La vicepresidente del Senato: “mi impegno, personalmente e per la carica istituzionale che ricopro, ad ogni azione nelle mie possibilità perché la giustizia faccia il suo corso e genitori, parenti ed amici di Niccolò possano almeno sapere che una vita gioiosa non è senza valore”
Niccolò Ciatti era un gigante buono di soli 22 anni, adorato dai genitori e dalla fidanzata, amato da tutti quelli che lo conoscevano, ucciso dalla furia omicida di un altro giovane che sferra un calcio mortale al volto di un ragazzo già inerme. Un ragazzo che da lì a qualche ora sarebbe tornato a casa, in Italia, a Scandicci, per ritrovare la fidanzata che sognava di sposare. Uno che si dava da fare, Niccolò, che viveva in modo sano la sua vita, che ispirava fiducia a tutti, che non aveva fatto nulla per ritrovarsi all’improvviso davanti la fine dei suoi giorni. Da solo, tranne che per i suoi amici affranti che inutilmente avevano chiesto aiuto.
Ma si sono trovati circondati dalla disumanità, l’apatia e l’indifferenza di tantissimi coetanei stipati in cerchio intorno al palcoscenico di una aggressione selvaggia e di un’esecuzione sommaria. Spettatori di un pestaggio e di un calcio assassino ma non cieco, non inconsapevole e che non ha smosso nessuno. Nessuno ha scelto di intervenire o di frapporsi, tutti coloro che erano lì hanno evitato di sentire dovere morale e senso di umanità. Assuefatti ad una violenza consumata davanti ai loro occhi da altri giovani, giovani belve.
Ha ragione Luigi Ciatti, il papà del povero Niccolò, a voler denunciare una barbarie morale prima ancora che fisica, che tutti noi oggi possiamo vedere e che non dobbiamo dimenticare. Intanto la giustizia spagnola ha già scarcerato i due ragazzi che insieme all’assassino di Niccolò hanno partecipato all’aggressione. Complici che sembra siano già tornati in Francia, da dove arrivavano per la notte in discoteca.
Ed ecco che ancora, la rabbia oggi combatte non solo con la pietà ma anche con la giustizia, che non può restituire una vita ma può ristabilire il confine della verità e della responsabilità. E’ la giustizia, che deve ristabilire il confine della verità e della responsabilità. Che deve combattere per la sua parte quell’indifferenza agghiacciante che ha accompagnato la fine di Niccolò. Altrimenti davvero tutto è perduto. È per questo che mi impegno, personalmente e per la carica istituzionale che ricopro, ad ogni azione nelle mie possibilità perché la giustizia faccia il suo corso e genitori, parenti ed amici di Niccolò possano almeno sapere che una vita gioiosa non è senza valore.

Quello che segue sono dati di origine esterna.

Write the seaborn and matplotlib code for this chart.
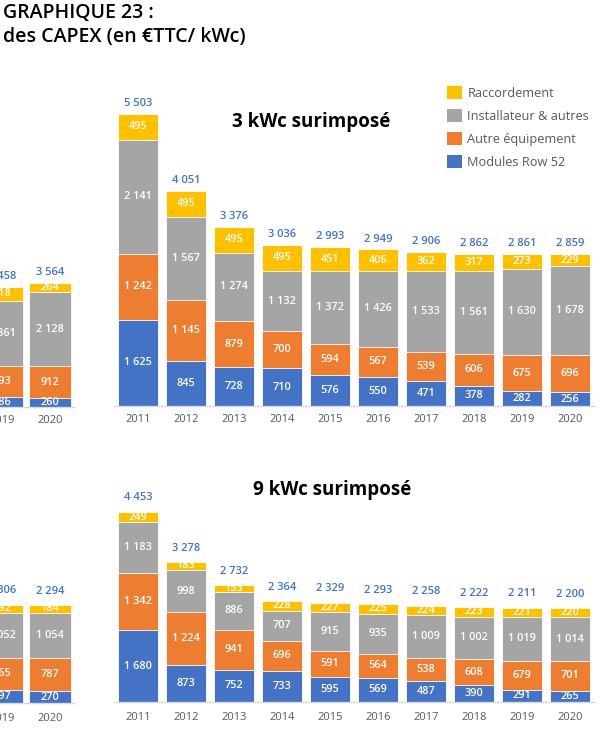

E laddove non dovesse arrivare la giustizia degli uomini, deve arrivare la nostra volontà di non dimenticare, di non arrenderci alla disumanizzazione e alla paura. Chiunque dei ragazzi che era davanti quella discoteca, davanti al corpo esanime di Niccolò dovrebbe sentirsi disagio con la sua coscienza, dovrebbe sentire la sua parte di responsabilità. E penso che tutti i ragazzi che non erano lì ma che avrebbero potuto, i nostri figli, i nostri giovani, debbano guardare quel video, debbano pensare a Niccolò ma anche a loro. Chiedersi e chiederci che avremmo fatto se fossimo stati lì, davanti l’orrore.